Makeshift Ensemble is a Cork-based theatre company developing collaborative theatre, using non-actors and strongly defined spaces. In this week's blog Eszter Nemethi talks about their Erasmus+ Strategic Partnership, IN SITU, and how youth workers from Ireland, Hungary, Serbia, Czech Republic, France and Italy brought site-specific theatre to the streets of Budapest.
"Site-specific theatre, and particularly its use in a socially engaged artistic context, is a very exciting tool to use. It has the potential, through its direct engagement with space and local context, to enable young people to re-imagine their situations, take ownership of their surroundings and discover hidden possibilities within themselves and their neighbourhoods.
The Erasmus+ training had two segments. The first involved an online part-time pre-departure training conducted via artescommunity.eu which took place from 23 March to 3 April. The second was an eight-day long residential training in Budapest, Hungary from 11 to 18 April. Full participation in both elements was mandatory as the online training served as a base for the residential component.
The training brought together trainers and participants from different backgrounds to use IN-SITU as a platform for peer learning, where those involved could share international practice and foster collaboration. The training had multiple outcomes in methodology, projects and the professional development of the participants. The residential training was facilitated by Belgian dramaturge Bart Capelle and Hungarian director Marta Schermann with support of organisers from Artemisszio Alapitvány and Makeshift Ensemble.
20 Youth workers, activists and theatre artists who work with young people or in another social context participated, from Hungary, Ireland, Serbia, Czech Republic, France, and Italy. All the participants had an interest in working with urban communities. The training was designed for people with some prior experience who would like to expand their skills and combine innovative theatre approaches with youth or social work to expand their tools and their possibilities in both fields.
The venue was Gólya, a community-based pub and social centre in the 8th district, the most multicultural and at the same time marginalised district of Budapest.
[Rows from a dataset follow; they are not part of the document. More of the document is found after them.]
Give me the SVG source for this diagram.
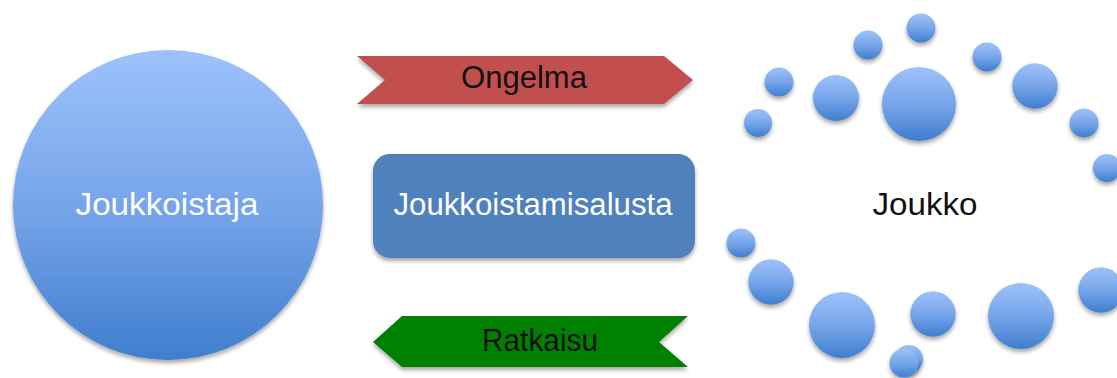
<svg xmlns="http://www.w3.org/2000/svg" width="1117" height="378" viewBox="0 0 1117 378">
  <style>
    .lbl { font-family: "Liberation Sans", Arial, sans-serif; font-size: 31px; text-anchor: middle; }
    .white { fill: #ffffff; }
    .dark { fill: #111111; }
    .ball { fill: url(#blueGrad); filter: url(#shadow); }
  </style>
  <defs>
    <linearGradient id="blueGrad" x1="0" y1="0" x2="0" y2="1">
      <stop offset="0" stop-color="#9dc2fb"/>
      <stop offset="0.5" stop-color="#77a5ea"/>
      <stop offset="1" stop-color="#3f7ece"/>
    </linearGradient>
    <filter id="shadow" x="-20%" y="-20%" width="140%" height="150%">
      <feGaussianBlur in="SourceAlpha" stdDeviation="2"/>
      <feOffset dx="0" dy="3" result="b"/>
      <feComponentTransfer><feFuncA type="linear" slope="0.35"/></feComponentTransfer>
      <feMerge><feMergeNode/><feMergeNode in="SourceGraphic"/></feMerge>
    </filter>
  </defs>

  <rect width="1117" height="378" fill="#ffffff"/>

  <!-- crowdsourcer -->
  <g id="joukkoistaja">
    <circle class="ball" cx="168" cy="205" r="155"/>
    <text class="lbl white" x="167" y="215" textLength="183" lengthAdjust="spacingAndGlyphs">Joukkoistaja</text>
  </g>

  <!-- platform -->
  <g id="alusta">
    <rect x="373" y="154" width="322" height="104" rx="17" fill="#4f81bd" filter="url(#shadow)"/>
    <text class="lbl white" x="533" y="215" textLength="279" lengthAdjust="spacingAndGlyphs">Joukkoistamisalusta</text>
  </g>

  <!-- crowd -->
  <g id="joukko">
    <circle class="ball" cx="921" cy="28" r="14.5"/>
    <circle class="ball" cx="868" cy="45" r="14.5"/>
    <circle class="ball" cx="779" cy="82" r="14.5"/>
    <circle class="ball" cx="758" cy="123" r="14"/>
    <circle class="ball" cx="836" cy="98" r="23"/>
    <circle class="ball" cx="919" cy="104" r="37"/>
    <circle class="ball" cx="987" cy="57" r="14.5"/>
    <circle class="ball" cx="1035" cy="86" r="22.7"/>
    <circle class="ball" cx="1084" cy="123" r="14.5"/>
    <circle class="ball" cx="1107" cy="168" r="14"/>
    <circle class="ball" cx="741" cy="243" r="14.5"/>
    <circle class="ball" cx="771" cy="282" r="22.7"/>
    <circle class="ball" cx="842" cy="325" r="33"/>
    <circle class="ball" cx="933" cy="314" r="22.7"/>
    <circle class="ball" cx="1021" cy="316" r="33"/>
    <circle class="ball" cx="1101" cy="290" r="22.7"/>
    <circle class="ball" cx="909" cy="359" r="14"/>
    <circle class="ball" cx="904" cy="363" r="14.5"/>
    <text class="lbl dark" x="925" y="215" textLength="105" lengthAdjust="spacingAndGlyphs">Joukko</text>
  </g>

  <!-- flows between the parties -->
  <g id="connectors">
    <g id="ongelma">
      <polygon points="357,56 664,56 693,80 664,104 357,104 385,80" fill="#c0504d" filter="url(#shadow)"/>
      <text class="lbl dark" x="524" y="88" textLength="126" lengthAdjust="spacingAndGlyphs">Ongelma</text>
    </g>
    <g id="ratkaisu">
      <polygon points="373,342 402,316 688,316 659,342 688,367 402,367" fill="#008000" filter="url(#shadow)"/>
      <text class="lbl dark" x="540" y="351" textLength="116" lengthAdjust="spacingAndGlyphs">Ratkaisu</text>
    </g>
  </g>
</svg>
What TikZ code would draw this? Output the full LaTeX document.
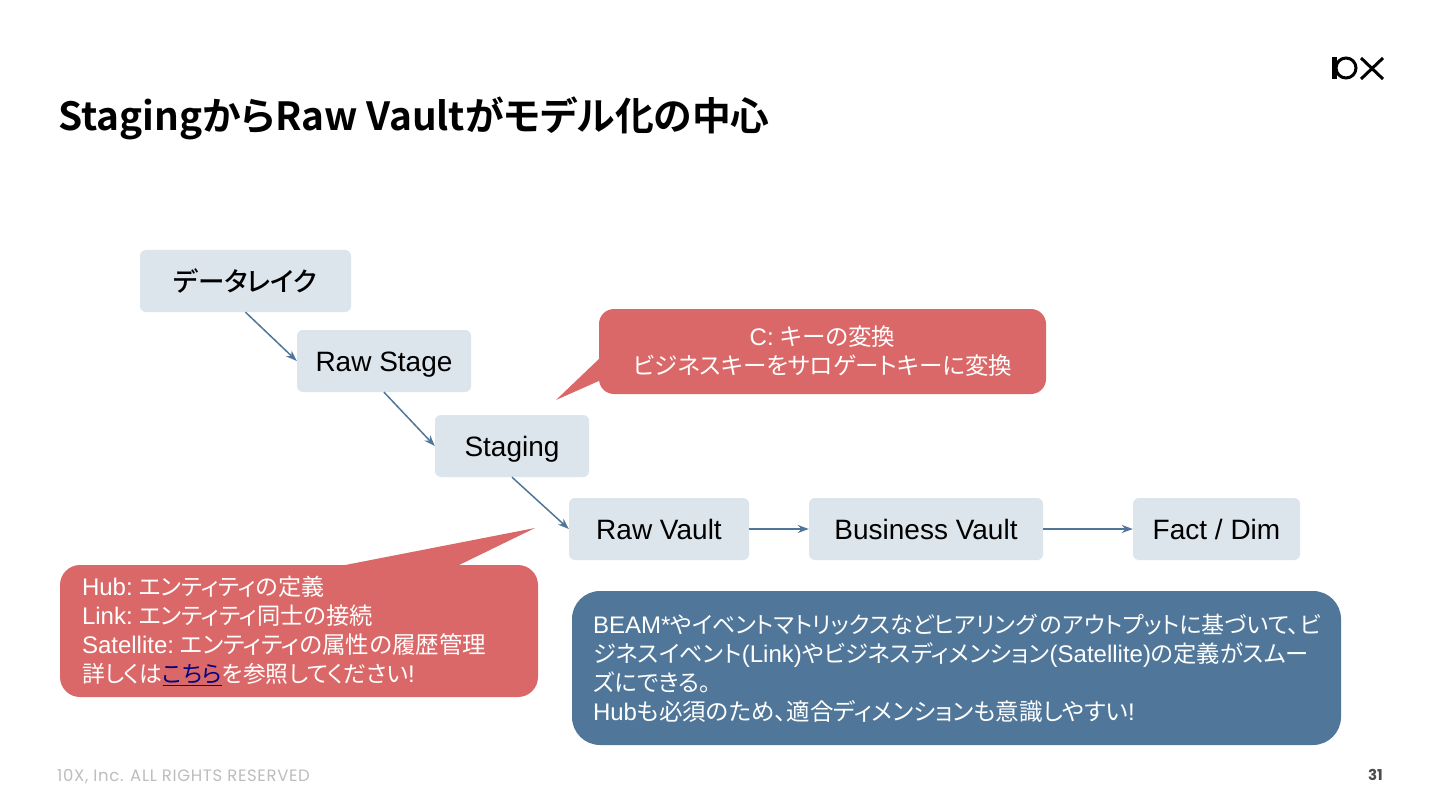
\documentclass[tikz,border=0pt]{standalone}
\usepackage{fontspec}
\usetikzlibrary{arrows.meta}
\setmainfont{Liberation Sans}
\newfontfamily\jp[Scale=0.97,RawFeature=+palt]{Noto Sans CJK JP}
\newfontfamily\jpa[Scale=0.96,RawFeature=+palt]{Noto Sans CJK JP}
\newfontfamily\jpb[Scale=0.98,RawFeature=+palt]{Noto Sans CJK JP}
\newfontfamily\jpc[Scale=0.95,RawFeature=+palt]{Noto Sans CJK JP}
\newfontfamily\jpbig[RawFeature=+palt]{Noto Sans CJK JP Medium}
\newfontfamily\jpt[BoldFont={Noto Sans CJK JP Bold},RawFeature=+palt]{Noto Sans CJK JP}
\newfontfamily\foot[LetterSpace=4]{Poppins}
\newfontfamily\pnum{Poppins}
\newcommand{\J}[1]{{\jp #1}}
\newcommand{\Ja}[1]{{\jpa #1}}
\newcommand{\Jb}[1]{{\jpb #1}}
\newcommand{\Jc}[1]{{\jpc #1}}
\newcommand{\Ln}[1]{\mbox{#1}}
\newcommand{\Tg}{\hspace{-6pt}}
\definecolor{lightbox}{HTML}{DCE4EC}
\definecolor{redbox}{HTML}{DB6868}
\definecolor{bluebox}{HTML}{507799}
\definecolor{linkblue}{HTML}{00007F}
\definecolor{footgrey}{HTML}{BDBDBD}
\tikzset{
 flowbox/.style={fill=lightbox,rounded corners=6pt,inner sep=0pt,font=\fontsize{28}{34}\selectfont,text=black,text height=20pt,text depth=0pt},
 callout/.style={fill=redbox,inner sep=0pt,text=white,font=\fontsize{24}{29}\selectfont},
 flowarrow/.style={draw=bluebox,line width=1.5pt,-{Stealth[length=11pt,width=8pt]}},
}
\begin{document}
\begin{tikzpicture}[x=1pt,y=-1pt]
\useasboundingbox (0,0) rectangle (1440,810);
\fill[white] (0,0) rectangle (1440,810);
% title
\node[anchor=west,inner sep=0pt,font=\fontsize{38.8}{42}\selectfont\bfseries] (title) at (58,118) {{\jpt\bfseries StagingからRaw Vaultがモデル化の中心}};
% logo
\fill[black] (1332,57) rectangle (1337,79);
\draw[black,line width=3pt] (1346,68) circle (10pt);
\draw[black,line width=3pt] (1361,58) -- (1383,79) (1383,58) -- (1361,79);
% flow boxes
\node[flowbox,minimum width=211pt,minimum height=62pt] (lake) at (245.5,281) {{\jpbig\fontsize{26.5}{30}\selectfont データレイク}};
\node[flowbox,minimum width=174pt,minimum height=62pt] (rawstage) at (384,361) {Raw Stage};
\node[flowbox,minimum width=154pt,minimum height=62pt] (staging) at (512,446) {Staging};
\node[flowbox,minimum width=180pt,minimum height=62pt] (rawvault) at (659,529) {Raw Vault};
\node[flowbox,minimum width=234pt,minimum height=62pt] (bizvault) at (926,529) {Business Vault};
\node[flowbox,minimum width=167pt,minimum height=62pt] (factdim) at (1216.5,529) {Fact / Dim};
\draw[flowarrow] (lake.south) -- (rawstage.west);
\draw[flowarrow] (rawstage.south) -- (staging.west);
\draw[flowarrow] (staging.south) -- (rawvault.west);
\draw[flowarrow] (rawvault.east) -- (bizvault.west);
\draw[flowarrow] (bizvault.east) -- (factdim.west);
% top callout
\coordinate (ctip) at (556,400);
\coordinate (cb1) at (601,357);
\coordinate (cb2) at (601,380);
\fill[redbox] (ctip) -- (cb1) -- (cb2) -- cycle;
\node[callout,rounded corners=15pt,minimum width=447pt,minimum height=85pt,align=center] (ckey) at (822.5,351.5) {C: \Jb{キーの変換}\\\Jb{ビジネスキーをサロゲートキーに変換}};
% bottom-left callout
\coordinate (htip) at (535,528);
\coordinate (hb1) at (335,567);
\coordinate (hb2) at (455,567);
\fill[redbox] (htip) -- (hb1) -- (hb2) -- cycle;
\node[callout,rounded corners=20pt,minimum width=478pt,minimum height=132pt,text width=434pt,align=left] (hub) at (299,631) {Hub: \Tg\Ja{エンティティの定義}\\Link: \Tg\J{エンティティ同士の接続}\\Satellite: \Tg\Jb{エンティティの属性の履歴管理}\\\Jc{詳しくは}\textcolor{linkblue}{\underline{\Jc{こちら}}}\Jc{を参照してください}!};
% blue box
\node[fill=bluebox,inner sep=0pt,rounded corners=28pt,text=white,font=\fontsize{24}{29}\selectfont,minimum width=769pt,minimum height=154pt,text width=727pt,align=left] (beam) at (956.5,668) {\Ln{BEAM*\Ja{やイベントマトリックスなどヒアリング\hspace{-4pt} のアウトプットに基づいて、ビ}}\\\Ln{\J{ジネスイベント}(Link)\J{やビジネスディメンション}(Satellite)\J{の定義がスムー}}\\\Ln{\J{ズにできる。}}\\\Ln{Hub\Jb{も必須のため、適合ディメンションも意識しやすい}!}};
% footer
\node[anchor=west,inner sep=0pt,text=footgrey,font=\fontsize{16.5}{18}\selectfont] (rights) at (57,777) {\foot 10X, Inc. ALL RIGHTS RESERVED};
\node[anchor=east,inner sep=0pt,text=black!70,font=\fontsize{15}{18}\selectfont\bfseries] (pageno) at (1383,775) {\pnum\bfseries 31};
\end{tikzpicture}
\end{document}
The place and the neighbourhood served as the site where the group could experience the methodology and investigate and observe the process of gentrification. It is a very current issue there – local poor people being forced to leave their communities by “pushing them out” in various manners, while, at the same time, there are good initiatives such as the creation of alternative communities like Gólya cooperative.
Parachuting an international group into the midst of this volatile, sensitive and rich context allowed the group a vivid insight into many issues that they might face using site-specific theatre as a tool within their own work. There were rapid changes afoot with huge construction sites all around our working spaces. We developed a programme to bring the participants through a condensed and intense journey through the various stages of the creation of a piece of site-specific theatre performance; from the early stages of research, through idea generation and finally a public performance. All along the project kept a balance between learning new methodologies, reflection, theoretical input, visits to local groups and practical tasks that encouraged peer-to-peer learning among a very diverse group with various expertise in the fields of art, social work, youth work and activism.
Some members of the Collective for Critical Urban Research made a presentation and a discussion to understand the local context with the participation of members from Gólya. We visited a local Roma youth club. We hosted a coffee afternoon where we invited the neighbours. We did various studies of the area using anthropological and artistic methodologies to form the basis of the creative enquiry. We presented a public promenade performance in the buildings, streets and empty plots around Gólya followed by a Q&A about the project and the process. Importantly each day we came together in small groups to reflect which was a crucial time of calm within a very intense training schedule.
The participants learned about collaboration across sectors; the challenges and opportunities in working in an urban public space; approaches to site-specific theatre; the use of site-specific methodology with young people as well as an understanding of an anthropological approach to public space. The participants developed their own solutions and methodologies during the training, appropriate to their individual backgrounds based on a question-based study process.
The training was the first close collaboration between Makeshift Ensemble in Ireland and Artemisszio Alapitvany in Hungary, but we have been working together since, meeting often as part of the Firestarter Network. This meant that communication among the organising team from the two organisations and also among the rest of the partners of the project was easy and effective."